Dans la région viticole la plus sèche de France, une solution miracle à base de charbon pour lutter contre la sécheresse ?
Prier ou agir. Dans les Pyrénées-Orientales, où les producteurs organisent des processions pour implorer la pluie, d'autres s'en remettent à la science, pour survivre au changement climatique.
Envoyé spécial dans les Pyrénées-Orientales
Les Pyrénées-Orientales sont le département le plus sec de France. En 2023, il a plu seulement 250 millimètres d'eau sur les vignes de grenache, carignan et autre mourvèdre. Une goutte d'eau, face aux 500 mm nécessaires pour un bon raisin. Pas un hasard, donc, si c'est sous le soleil plombant du Roussillon que mûrit la plus forte résilience. Pas le choix, tant la date des vendanges avance, et vite, d'été en été. En une quinzaine d'années, elles ont été avancées d'environ dix jours en moyenne.
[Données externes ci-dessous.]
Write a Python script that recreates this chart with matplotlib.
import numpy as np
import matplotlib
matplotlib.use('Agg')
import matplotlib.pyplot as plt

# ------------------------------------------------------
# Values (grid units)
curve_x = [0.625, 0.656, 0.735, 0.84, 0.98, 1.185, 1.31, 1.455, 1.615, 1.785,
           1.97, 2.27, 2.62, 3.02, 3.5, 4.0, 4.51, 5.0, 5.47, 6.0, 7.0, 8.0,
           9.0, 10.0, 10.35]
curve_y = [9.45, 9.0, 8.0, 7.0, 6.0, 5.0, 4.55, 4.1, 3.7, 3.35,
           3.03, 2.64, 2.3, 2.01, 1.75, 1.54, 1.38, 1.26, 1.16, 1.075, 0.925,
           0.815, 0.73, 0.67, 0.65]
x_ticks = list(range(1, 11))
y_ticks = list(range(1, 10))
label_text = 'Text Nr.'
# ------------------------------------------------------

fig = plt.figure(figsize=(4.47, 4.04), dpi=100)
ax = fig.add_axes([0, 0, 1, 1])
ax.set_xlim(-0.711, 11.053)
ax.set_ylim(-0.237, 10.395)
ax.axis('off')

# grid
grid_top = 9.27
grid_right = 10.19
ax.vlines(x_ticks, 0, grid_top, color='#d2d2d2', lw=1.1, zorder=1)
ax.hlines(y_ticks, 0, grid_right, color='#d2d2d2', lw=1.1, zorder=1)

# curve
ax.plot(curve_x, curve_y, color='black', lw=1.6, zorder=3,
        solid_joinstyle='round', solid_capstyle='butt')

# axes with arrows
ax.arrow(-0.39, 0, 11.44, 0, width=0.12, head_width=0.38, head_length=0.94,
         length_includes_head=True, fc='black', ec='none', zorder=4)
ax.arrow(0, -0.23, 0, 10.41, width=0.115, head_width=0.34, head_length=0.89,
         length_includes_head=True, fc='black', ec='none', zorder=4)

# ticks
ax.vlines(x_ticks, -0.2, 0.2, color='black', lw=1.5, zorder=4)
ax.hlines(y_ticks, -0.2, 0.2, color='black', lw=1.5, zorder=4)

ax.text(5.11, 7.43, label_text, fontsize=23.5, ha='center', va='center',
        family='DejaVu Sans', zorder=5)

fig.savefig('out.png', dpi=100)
Sur la route menant de Perpignan à Canet-en-Roussillon, le domaine Lafage fait figure de pionnier en la matière. Une poudre noire nommée «biochar» commence à y faire des merveilles. Ce charbon végétal, obtenu par pyrolyse de matières végétales, agit comme une éponge dans le sol. Mélangé avec du compost, il permet de contribuer à la rétention d'eau et à la régénération des sols des vignes, permettant une bonne nutrition des ceps. «C'est un composé qui concentre 80% de carbone et même au-delà. Une sorte de corail éponge. Le biochar abrite une infinité de micropores, qui permettent de stocker de l'eau et des nutriments», détaille Antoine Lespes, responsable Recherche et Développement du domaine. Ce diplômé de Supagro Montpellier s'est pris de passion pour le biochar, qu'il a découvert lors d'un stage en Australie, en 2018. Depuis, le natif de Narbonne n'a cessé d'explorer son potentiel dans les vignes catalanes. «Je préfère parler de biochars au pluriel», poursuit Lespes, depuis un algéco prévu à cet effet, où résident les dizaines de pots remplis de terre, sortes de témoins de laboratoires. «La philosophie du biochar est celle de l'économie circulaire. On travaille en local, dans un rayon de 100 km à la ronde.»
Le biochar salué par le GIEC
Véritable puits de carbone, le biochar va se maintenir plus de 100 ans dans le sol. Un argument qui explique pourquoi cette technologie a été saluée par le Groupe d'experts intergouvernemental sur l'évolution du climat (GIEC) comme l'une des rares solutions déployables pour limiter le réchauffement à 1,5°C. Détenant quelque 350 hectares dans le département, le domaine Lafage, l'un des cinq membres français du groupement International wineries for climate action (IWCA), a choisi d'expérimenter cette technologie dans la zone la plus aride des Pyrénées-Orientales, entre Espira, Rivesaltes et Salses. Au total, sur les 40 hectares dédiés à la recherche autour du changement climatique, huit sont « boostées » par le biochar. Les premiers résultats sont encourageants, selon Antoine Lespes : «Une vigne qui n'avait pas été irriguée mais sur laquelle on avait placé du biochar a eu autant de croissance végétative qu'une vigne irriguée sans biochar». Lorsqu'il s'applique sur une vigne existante, le biochar est déposé en surface. Dans le cas d'un nouveau cep, il sera placé à moins de 30 cm sous la terre.
Plus qu'une solution miracle, Antoine Lespes parle d'une innovation «hyper prometteuse, ambitieuse, mais encore compliquée à cerner», car pas applicable à toutes les situations. Avec un seul article scientifique publié sur la question en Europe, par la chercheuse italienne Silvia Baronti, le biochar n'en est qu'à ses prémices. Quelques recherches ont bien lieu ci et là. Hormis l'Italie, l'Espagne, la Californie ou encore l'Oregon ont un œil sur le biochar, inspiré de la terra preta (terre noire) inventée en Amazonie brésilienne. Une technologie qui, si elle confirme son potentiel, va continuer à faire le tour du monde.